Santiago s’est produit sur la scène des Trois Baudets ce lundi 16 octobre, cloturant la soirée après le passage de Hugo Jardin et Scandale! Après les avoir vus à l’occasion de La Nuit Désinvolt au Divan du Monde, je savais que leur prestation serait folle, mais également que je serai frustrée d’être là, le cul dans mon siège à les regarder jouer. Cela n’a pas loupé !
Le quatuor Santiago a débuté sur une introduction instrumentale rock’n’roll : guitares, basse et batterie étaient à l’œuvre dans un rythme pressant. Le chanteur Santiago s’est mis à pousser un hurlement, nous faisant sursauter dans nos sièges. Cri sorti de nulle part. Le ton était donné ! Santiago Aldunate dans son costume blanc patte d’eph, en imposait. S’il a la classe d’un King moderne, qu’on ne s’y trompe pas pour autant, car il a son style musical bien à lui, venant puiser dans les racines du rock psychédélique en y ajoutant la chaleur de ses origines chiliennes.
Le groupe est venu aux Trois Baudets nous présenter certains de leurs nouveaux titres comme Un reflet dans l’eau ou Il est parti qu’on peut retrouver sur la compilation de La Souterraine. Ils n’ont néanmoins pas manqué de jouer L’aube ou Le tombeau issus de leur premier EP L’aurore et qui avaient connu un franc succès lors de leur passage au Divan du Monde. Bien qu’il n’y a pas eu foule ce soir, pour Santiago ce n’est pas le nombre qui compte. Ils ont tout donné, assurant leur show avec autant de fougue que s’ils jouaient à guichet fermé.

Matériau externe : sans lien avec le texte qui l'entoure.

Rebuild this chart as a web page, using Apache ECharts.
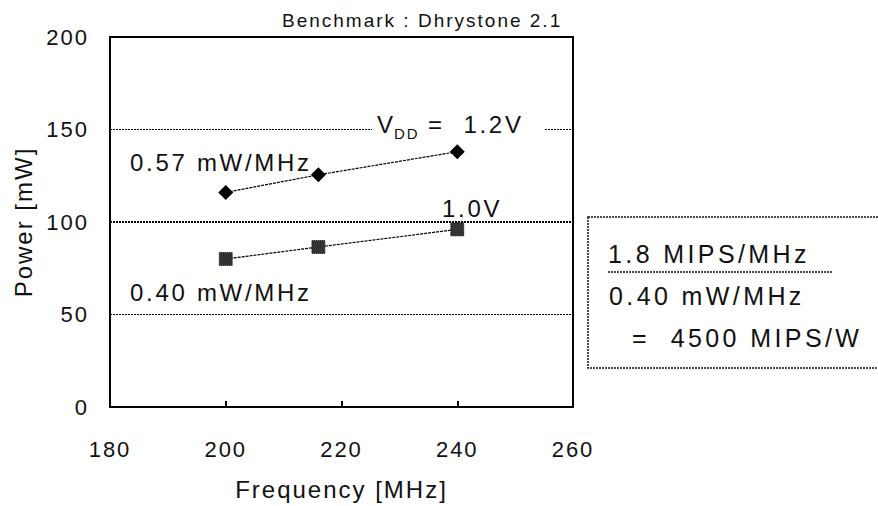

Leur musique s’inscrit dans un continuum avec de nombreuses variations comme le titre Il est parti sur lequel on repère deux périodes distinctes : comme deux points de vue différents. Santiago a cette force de mélanger des éléments qui ne semblent pas bien s’imbriquer ensemble à première vue comme une apparition angélique dans le décor d’un Western, des contradictions qui s’invitent dans leur forme les plus brutes, alternant des périodes d’accalmies et d’agitations sans véritable demie-mesure.
“Dans les lugubres aubes citadines, j’ai vu un ange traverser les boulevards, il était grand et tout vêtu de noir, puis son reflet disparu dans l’abîme. Non, je ne te retrouverai pas.” L’aube
Il est amusant de voir que ce contraste est également perceptible dans la composition du groupe. Sur scène, il y avait le duo des furieux et des sages : le chanteur et le batteur débordaient d’une énergie féroce, ravageant tout sur leur passage, tandis que le guitariste et le bassiste se faisaient plus discrets dans leur jeu scénique. Deux forces opposées qui finalement s’équilibraient.
Leur musique est viscérale, chantée avec les tripes et jouée avec une énergie bestiale. Le batteur nous a bluffé par son jeu, capable de tenir des rythmes précipités, si bien que leurs chansons devenaient pour eux, pour nous, un puissant exutoire. Leur musique est presque visuelle : à travers des paroles abstraites, ce sont des images, des sensations, des couleurs qui nous apparaissent, dont certaines qui peuvent nous mettre mal à l’aise. Mais finalement qu’importe la présence « des insectes rampants », car on prend un plaisir monstre à les écouter jouer.
“Je suis tombé dans mon propre trou, celui que j’avais creusé de mes mains, là où la terre avait vu mes larmes, au lendemain de notre amour.” Le tombeau
À défaut de pouvoir extérioriser en dansant et en arrachant les sièges des Trois Baudets, on a pris le temps de profiter du spectacle : du jeu des musiciens, de l’interprétation du chanteur. On s’est laissé envelopper dans des atmosphères différentes, tantôt sensuelles, tantôt révoltées, avec autant de plaisir et de tension que devant un bon Clint Eastwood.
On est ressorti de la salle avec l’impression d’avoir pris une claque, comme si on nous avait tiré les cheveux en arrière et mis la tête dans une machine à laver (oui, Santiago c’est violent mais sacrément bon !). Après être restée scotchée à les regarder jouer, j’ai ressenti l’urgence de retourner les voir dans une salle debout, où mon corps ne serait pas contraint. Qu’à mon tour je puisse m’éclater sur leur musique, ne pas simplement l’écouter, mais la vivre ! C’est ça le secret de Santiago : l’intensité d’une musique vivante qui résonne dans les profondeurs de nos boyaux.